Zep uses Graphiti, a temporal knowledge graph where time is a first-class dimension. Every fact has valid_from, valid_to, and invalid_at markers, allowing queries like "what was true in January?" or "when did this change?"

Zep positions itself around "context engineering" rather than just memory. Graphiti, the underlying engine, has 24.8K stars and supports multiple graph backends (Neo4j, FalkorDB, Kuzu, Neptune).

Key strengths:

Best-in-class temporal reasoning
Multi-hop graph queries
<200ms retrieval latency
Graphiti is open source (24.8K stars)
Strong enterprise features (SOC2, HIPAA)

What is LangMem?

LangMem is LangChain's official long-term memory toolkit, designed to integrate seamlessly with the LangChain/LangGraph ecosystem. It provides both active memory tools for "hot path" operations during conversations and automated background handlers for memory distillation.

Backed by the LangChain team ($25M+ in funding), LangMem offers a modular architecture with pluggable storage backends and native LangGraph storage layer integration.

Key strengths:

Native LangChain/LangGraph integration
Backed by LangChain team
Modular architecture with pluggable storage
Active + background memory patterns
Part of a well-funded ecosystem

Architecture Comparison

Zep's Approach

Zep's Graphiti engine stores facts as nodes in a knowledge graph with explicit temporal metadata. Each edge carries validity windows tracking when facts became true and when they were superseded.

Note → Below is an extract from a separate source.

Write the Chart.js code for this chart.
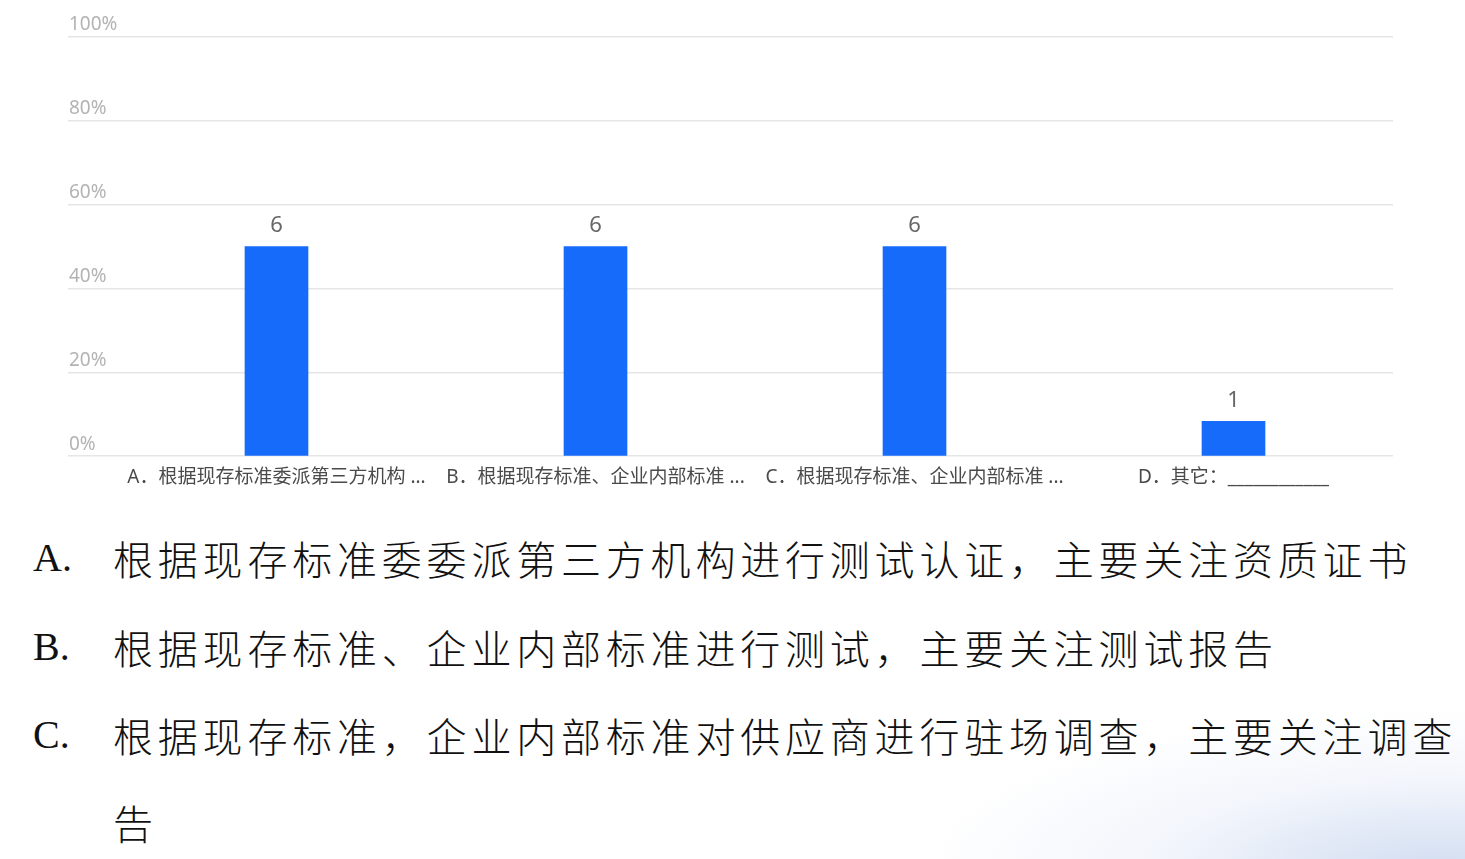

This temporal awareness is native to the architecture—not a filter applied after retrieval. The tradeoff is infrastructure complexity: self-hosting requires running Graphiti plus a graph database.

LangMem's Approach

LangMem provides four core capabilities: a modular memory API compatible with arbitrary storage backends, active memory tools for hot-path operations, an automated memory handler for background distillation and refresh, and native LangGraph storage layer integration.

The design philosophy is framework-native—LangMem assumes you're already in the LangChain/LangGraph ecosystem and builds memory as a natural extension of that workflow.

The Key Difference

Zep is a standalone memory system; LangMem is a framework extension.

Zep operates independently—you can use it with any agent framework or build custom integrations. Its temporal knowledge graph is self-contained and architecturally opinionated.

LangMem delegates storage and retrieval to LangGraph's infrastructure. It's lighter-weight and more modular, but it's not designed to function outside the LangChain ecosystem. If you're not using LangGraph, LangMem offers limited value.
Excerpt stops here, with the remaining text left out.